» Exercise task: Take all the material and copy it exactly.

» Records supplied:
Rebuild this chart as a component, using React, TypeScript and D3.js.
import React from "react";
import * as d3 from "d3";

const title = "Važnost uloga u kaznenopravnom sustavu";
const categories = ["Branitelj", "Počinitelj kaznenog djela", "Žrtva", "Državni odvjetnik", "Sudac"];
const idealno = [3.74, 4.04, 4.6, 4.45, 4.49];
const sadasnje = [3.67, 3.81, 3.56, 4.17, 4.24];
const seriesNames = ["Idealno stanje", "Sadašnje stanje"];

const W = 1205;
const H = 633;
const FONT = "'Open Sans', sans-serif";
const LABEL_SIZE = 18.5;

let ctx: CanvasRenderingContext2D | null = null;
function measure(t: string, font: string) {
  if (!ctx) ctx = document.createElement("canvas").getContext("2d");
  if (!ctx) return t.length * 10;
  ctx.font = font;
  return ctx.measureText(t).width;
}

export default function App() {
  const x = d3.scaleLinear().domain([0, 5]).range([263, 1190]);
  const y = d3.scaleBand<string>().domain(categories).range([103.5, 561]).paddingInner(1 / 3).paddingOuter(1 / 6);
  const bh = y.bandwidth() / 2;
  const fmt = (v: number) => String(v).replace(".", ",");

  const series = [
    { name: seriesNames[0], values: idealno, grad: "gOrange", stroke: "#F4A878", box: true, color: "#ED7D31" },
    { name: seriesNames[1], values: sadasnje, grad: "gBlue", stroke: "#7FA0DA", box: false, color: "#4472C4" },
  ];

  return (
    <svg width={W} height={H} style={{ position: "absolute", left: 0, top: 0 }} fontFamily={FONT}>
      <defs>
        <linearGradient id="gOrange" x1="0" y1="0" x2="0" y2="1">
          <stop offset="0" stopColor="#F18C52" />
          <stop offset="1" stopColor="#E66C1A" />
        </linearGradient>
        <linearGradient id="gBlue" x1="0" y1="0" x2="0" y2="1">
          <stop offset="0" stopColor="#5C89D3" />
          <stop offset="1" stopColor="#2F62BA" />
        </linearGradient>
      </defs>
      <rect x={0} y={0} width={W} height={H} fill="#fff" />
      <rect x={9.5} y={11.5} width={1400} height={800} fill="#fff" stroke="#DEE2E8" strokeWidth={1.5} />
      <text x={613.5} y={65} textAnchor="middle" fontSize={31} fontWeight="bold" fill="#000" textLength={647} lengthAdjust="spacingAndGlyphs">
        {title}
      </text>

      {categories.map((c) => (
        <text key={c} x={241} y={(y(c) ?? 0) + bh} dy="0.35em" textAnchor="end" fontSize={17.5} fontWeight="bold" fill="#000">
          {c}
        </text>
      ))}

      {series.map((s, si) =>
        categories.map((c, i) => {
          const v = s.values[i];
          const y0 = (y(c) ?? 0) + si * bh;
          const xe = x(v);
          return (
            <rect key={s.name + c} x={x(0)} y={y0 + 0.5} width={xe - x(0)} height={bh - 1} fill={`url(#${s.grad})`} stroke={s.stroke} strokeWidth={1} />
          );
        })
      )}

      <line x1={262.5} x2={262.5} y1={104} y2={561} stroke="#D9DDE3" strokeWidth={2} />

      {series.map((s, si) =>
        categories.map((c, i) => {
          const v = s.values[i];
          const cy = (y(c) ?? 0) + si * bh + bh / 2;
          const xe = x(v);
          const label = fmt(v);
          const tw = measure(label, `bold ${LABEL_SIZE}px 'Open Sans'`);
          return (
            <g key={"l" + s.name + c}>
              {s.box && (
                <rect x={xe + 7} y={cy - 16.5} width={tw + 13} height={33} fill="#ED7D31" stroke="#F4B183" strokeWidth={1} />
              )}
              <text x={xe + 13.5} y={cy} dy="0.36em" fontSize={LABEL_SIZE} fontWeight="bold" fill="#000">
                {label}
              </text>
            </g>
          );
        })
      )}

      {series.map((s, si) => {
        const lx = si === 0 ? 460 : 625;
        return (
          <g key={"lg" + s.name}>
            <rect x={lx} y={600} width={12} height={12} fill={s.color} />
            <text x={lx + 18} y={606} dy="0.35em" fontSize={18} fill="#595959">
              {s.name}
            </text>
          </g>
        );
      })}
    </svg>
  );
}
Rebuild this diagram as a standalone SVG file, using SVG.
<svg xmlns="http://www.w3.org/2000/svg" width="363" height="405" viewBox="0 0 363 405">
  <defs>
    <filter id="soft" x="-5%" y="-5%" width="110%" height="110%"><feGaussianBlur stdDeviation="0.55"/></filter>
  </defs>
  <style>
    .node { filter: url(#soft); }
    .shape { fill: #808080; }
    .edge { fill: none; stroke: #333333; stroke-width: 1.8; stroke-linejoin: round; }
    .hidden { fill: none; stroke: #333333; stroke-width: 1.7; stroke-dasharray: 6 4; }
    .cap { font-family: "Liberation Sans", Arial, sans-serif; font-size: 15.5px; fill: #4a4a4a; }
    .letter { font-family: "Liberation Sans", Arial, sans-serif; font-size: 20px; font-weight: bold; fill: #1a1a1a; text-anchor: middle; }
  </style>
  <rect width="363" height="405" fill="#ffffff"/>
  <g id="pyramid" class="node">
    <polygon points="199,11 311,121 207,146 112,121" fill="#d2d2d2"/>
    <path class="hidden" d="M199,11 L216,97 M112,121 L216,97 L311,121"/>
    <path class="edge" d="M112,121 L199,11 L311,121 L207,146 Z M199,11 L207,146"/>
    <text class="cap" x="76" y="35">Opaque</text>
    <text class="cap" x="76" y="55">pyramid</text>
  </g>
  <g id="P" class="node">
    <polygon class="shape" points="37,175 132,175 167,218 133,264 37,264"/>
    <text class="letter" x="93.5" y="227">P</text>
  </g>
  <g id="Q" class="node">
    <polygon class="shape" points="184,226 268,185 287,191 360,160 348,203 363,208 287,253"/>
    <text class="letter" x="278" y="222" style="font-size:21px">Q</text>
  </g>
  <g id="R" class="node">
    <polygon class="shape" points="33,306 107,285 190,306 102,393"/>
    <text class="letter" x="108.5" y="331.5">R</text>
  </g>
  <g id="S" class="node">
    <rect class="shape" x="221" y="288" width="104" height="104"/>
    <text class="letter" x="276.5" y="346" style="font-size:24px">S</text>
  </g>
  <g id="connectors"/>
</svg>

» Output for this task:
Rebuild this chart as a component, using React, TypeScript and D3.js.
import React from "react";
import * as d3 from "d3";

const title = "Važnost uloga u kaznenopravnom sustavu";
const categories = ["Branitelj", "Počinitelj kaznenog djela", "Žrtva", "Državni odvjetnik", "Sudac"];
const idealno = [3.74, 4.04, 4.6, 4.45, 4.49];
const sadasnje = [3.67, 3.81, 3.56, 4.17, 4.24];
const seriesNames = ["Idealno stanje", "Sadašnje stanje"];

const W = 1205;
const H = 633;
const FONT = "'Open Sans', sans-serif";
const LABEL_SIZE = 18.5;

let ctx: CanvasRenderingContext2D | null = null;
function measure(t: string, font: string) {
  if (!ctx) ctx = document.createElement("canvas").getContext("2d");
  if (!ctx) return t.length * 10;
  ctx.font = font;
  return ctx.measureText(t).width;
}

export default function App() {
  const x = d3.scaleLinear().domain([0, 5]).range([263, 1190]);
  const y = d3.scaleBand<string>().domain(categories).range([103.5, 561]).paddingInner(1 / 3).paddingOuter(1 / 6);
  const bh = y.bandwidth() / 2;
  const fmt = (v: number) => String(v).replace(".", ",");

  const series = [
    { name: seriesNames[0], values: idealno, grad: "gOrange", stroke: "#F4A878", box: true, color: "#ED7D31" },
    { name: seriesNames[1], values: sadasnje, grad: "gBlue", stroke: "#7FA0DA", box: false, color: "#4472C4" },
  ];

  return (
    <svg width={W} height={H} style={{ position: "absolute", left: 0, top: 0 }} fontFamily={FONT}>
      <defs>
        <linearGradient id="gOrange" x1="0" y1="0" x2="0" y2="1">
          <stop offset="0" stopColor="#F18C52" />
          <stop offset="1" stopColor="#E66C1A" />
        </linearGradient>
        <linearGradient id="gBlue" x1="0" y1="0" x2="0" y2="1">
          <stop offset="0" stopColor="#5C89D3" />
          <stop offset="1" stopColor="#2F62BA" />
        </linearGradient>
      </defs>
      <rect x={0} y={0} width={W} height={H} fill="#fff" />
      <rect x={9.5} y={11.5} width={1400} height={800} fill="#fff" stroke="#DEE2E8" strokeWidth={1.5} />
      <text x={613.5} y={65} textAnchor="middle" fontSize={31} fontWeight="bold" fill="#000" textLength={647} lengthAdjust="spacingAndGlyphs">
        {title}
      </text>

      {categories.map((c) => (
        <text key={c} x={241} y={(y(c) ?? 0) + bh} dy="0.35em" textAnchor="end" fontSize={17.5} fontWeight="bold" fill="#000">
          {c}
        </text>
      ))}

      {series.map((s, si) =>
        categories.map((c, i) => {
          const v = s.values[i];
          const y0 = (y(c) ?? 0) + si * bh;
          const xe = x(v);
          return (
            <rect key={s.name + c} x={x(0)} y={y0 + 0.5} width={xe - x(0)} height={bh - 1} fill={`url(#${s.grad})`} stroke={s.stroke} strokeWidth={1} />
          );
        })
      )}

      <line x1={262.5} x2={262.5} y1={104} y2={561} stroke="#D9DDE3" strokeWidth={2} />

      {series.map((s, si) =>
        categories.map((c, i) => {
          const v = s.values[i];
          const cy = (y(c) ?? 0) + si * bh + bh / 2;
          const xe = x(v);
          const label = fmt(v);
          const tw = measure(label, `bold ${LABEL_SIZE}px 'Open Sans'`);
          return (
            <g key={"l" + s.name + c}>
              {s.box && (
                <rect x={xe + 7} y={cy - 16.5} width={tw + 13} height={33} fill="#ED7D31" stroke="#F4B183" strokeWidth={1} />
              )}
              <text x={xe + 13.5} y={cy} dy="0.36em" fontSize={LABEL_SIZE} fontWeight="bold" fill="#000">
                {label}
              </text>
            </g>
          );
        })
      )}

      {series.map((s, si) => {
        const lx = si === 0 ? 460 : 625;
        return (
          <g key={"lg" + s.name}>
            <rect x={lx} y={600} width={12} height={12} fill={s.color} />
            <text x={lx + 18} y={606} dy="0.35em" fontSize={18} fill="#595959">
              {s.name}
            </text>
          </g>
        );
      })}
    </svg>
  );
}
Rebuild this diagram as a standalone SVG file, using SVG.
<svg xmlns="http://www.w3.org/2000/svg" width="363" height="405" viewBox="0 0 363 405">
  <defs>
    <filter id="soft" x="-5%" y="-5%" width="110%" height="110%"><feGaussianBlur stdDeviation="0.55"/></filter>
  </defs>
  <style>
    .node { filter: url(#soft); }
    .shape { fill: #808080; }
    .edge { fill: none; stroke: #333333; stroke-width: 1.8; stroke-linejoin: round; }
    .hidden { fill: none; stroke: #333333; stroke-width: 1.7; stroke-dasharray: 6 4; }
    .cap { font-family: "Liberation Sans", Arial, sans-serif; font-size: 15.5px; fill: #4a4a4a; }
    .letter { font-family: "Liberation Sans", Arial, sans-serif; font-size: 20px; font-weight: bold; fill: #1a1a1a; text-anchor: middle; }
  </style>
  <rect width="363" height="405" fill="#ffffff"/>
  <g id="pyramid" class="node">
    <polygon points="199,11 311,121 207,146 112,121" fill="#d2d2d2"/>
    <path class="hidden" d="M199,11 L216,97 M112,121 L216,97 L311,121"/>
    <path class="edge" d="M112,121 L199,11 L311,121 L207,146 Z M199,11 L207,146"/>
    <text class="cap" x="76" y="35">Opaque</text>
    <text class="cap" x="76" y="55">pyramid</text>
  </g>
  <g id="P" class="node">
    <polygon class="shape" points="37,175 132,175 167,218 133,264 37,264"/>
    <text class="letter" x="93.5" y="227">P</text>
  </g>
  <g id="Q" class="node">
    <polygon class="shape" points="184,226 268,185 287,191 360,160 348,203 363,208 287,253"/>
    <text class="letter" x="278" y="222" style="font-size:21px">Q</text>
  </g>
  <g id="R" class="node">
    <polygon class="shape" points="33,306 107,285 190,306 102,393"/>
    <text class="letter" x="108.5" y="331.5">R</text>
  </g>
  <g id="S" class="node">
    <rect class="shape" x="221" y="288" width="104" height="104"/>
    <text class="letter" x="276.5" y="346" style="font-size:24px">S</text>
  </g>
  <g id="connectors"/>
</svg>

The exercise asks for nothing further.